Caltrans operates the bridge and is working in partnership on the project with the Port.
So far, no meeting dates or project timeline has been set, said Yvonne Wise, the Port's public art director.
The lighting design calls for illumination powered by wind turbines and colors that change to mark holidays and events, such as Chargers games.
Wise said the public art design will liven the region, while attracting new visitors to the area.
"The signature artwork will be an artistic statement that will create a sense of place and draw people to the region," Wise said. "The project will also reflect the agency's commitment to sustainable development."
But the project can't really get moving until several million dollars in funding is raised.
Early estimates for the project run between $4 million to $5 million and is expected to be funded through grants and private donations.

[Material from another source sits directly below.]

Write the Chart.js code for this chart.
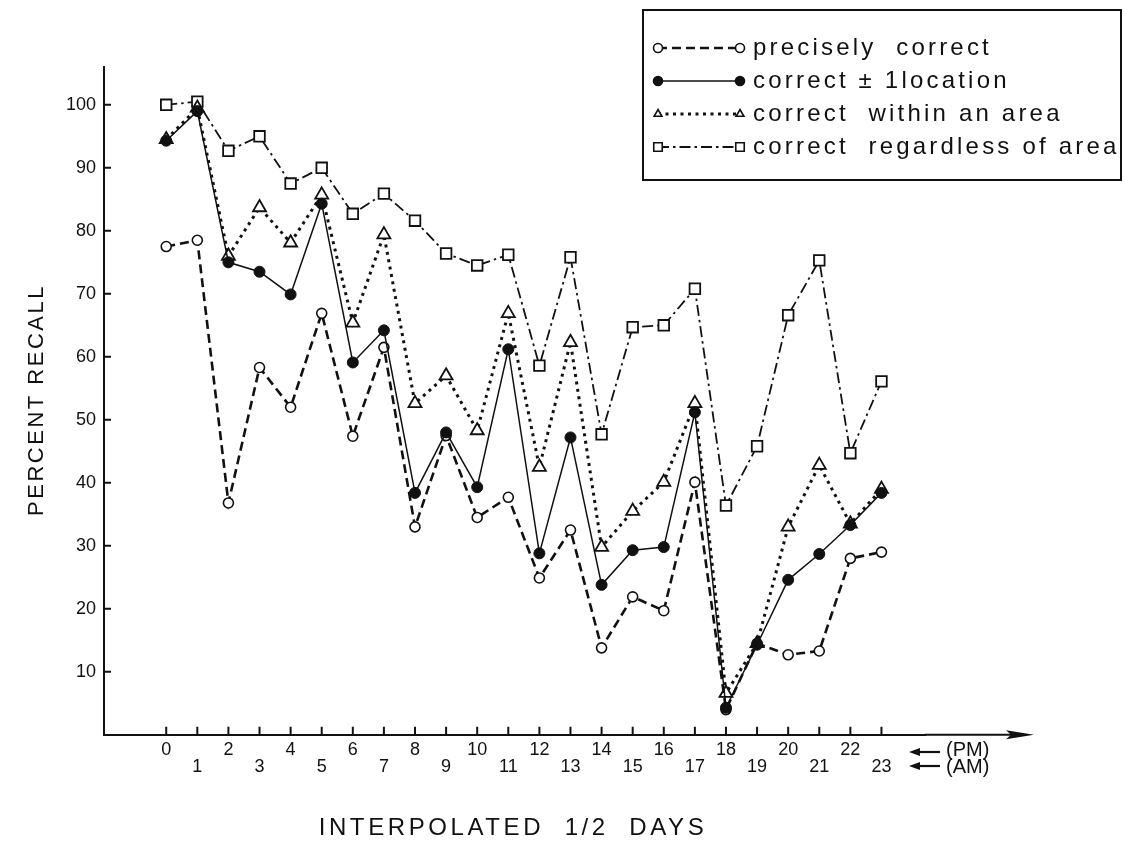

No money has trickled in yet, but once enough funding is secured, feasibility studies on the project's design will be conducted, Wise said.
The famous bridge spans just over two miles and is the curving link between San Diego and Coronado.
In 2007, the Port's public art committee set a goal to create a signature art piece for the region and chose the Coronado Bay Bridge as its landmark.
The Port spent $50,000 on its international design search.
Last month, an art selection panel chose the eco-friendly, winning design, after poring through 87 submissions and narrowing the finalists to three.
The winning team is made up of London-based artist Peter Fink of FoRM Associates in collaboration with United Kingdom architectural firm Speirs and Major Associates and engineering consultant Buro Happold, who has an office in New York.
Fink said the design will give the bridge a unique identity after dark and help solidify San Diego as a city committed to green technology.
"The poetry of the Coronado Bridge in its daytime will be contrasted with a transformative new night appearance that will add a totally different experiential dimension to the structure," Fink said.
"We believe that a public art project of this scale has a responsibility to be sustainable, setting an example using 'green technology' to both minimize energy consumption and to promote San Diego's forward-thinking attitude," he added.
Fink, who has innovative designs worldwide from New York and Shanghai, says the Coronado Bridge project is one of his favorites.
"The scale and its spectacular bay location" add to its appeal, Fink said.